The Debtor contends, without citing legal authority, that Ching improperly and with bias against the Debtor reviewed, and did not oppose, the proposed form of order. Didion, the Debtor argues, was the only UST attorney with authority to review documents related to the Debtor's case. At oral argument, the court offered the Debtor additional time to brief the court on this issue and provide legal citations. The Debtor declined this opportunity. It should be noted that Ching is the Assistant United States Trustee and both Ching and Didion are attorneys of record for the UST in this case. Aside from this one piece of correspondence, all other letters and notices, including transmittal of the proposed order the judge, were by Guben to Didion.

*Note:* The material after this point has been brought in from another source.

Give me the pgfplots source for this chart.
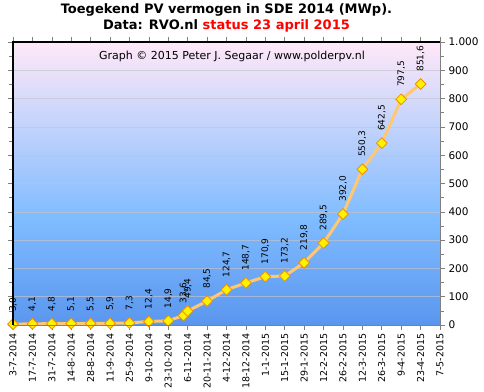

Locricchio argued at the July 28 hearing of this disqualification motion, that an "outside" judge, rather than the undersigned, should have been assigned to this motion, to avoid the appearance of bias in favor of Judge Faris. The Debtor was aware, at least from the time the undersigned entered its order for Continental to provide a responsive memorandum, that the undersigned was assigned to this matter. If the Debtor had reservations or concerns with such assignment, the Debtor could have raised them prior to the hearing.
V. CONCLUSION
The motion to recuse Judge Faris is without factual or legal support. Locricchio had within his power the ability to bring any error in the November 9 Order to the court's attention and have it corrected. Locricchio, however, took no action. His contention that such action would have been a waste of time is not a valid explanation or excuse. His denials of receipt of the proposed form of the November 9 Order or of notice of entry of that order from the Clerk of the Bankruptcy Court and the Bankruptcy Noticing Center, are not believable.
An order will be entered, denying the Debtor's motion to recuse the presiding bankruptcy judge.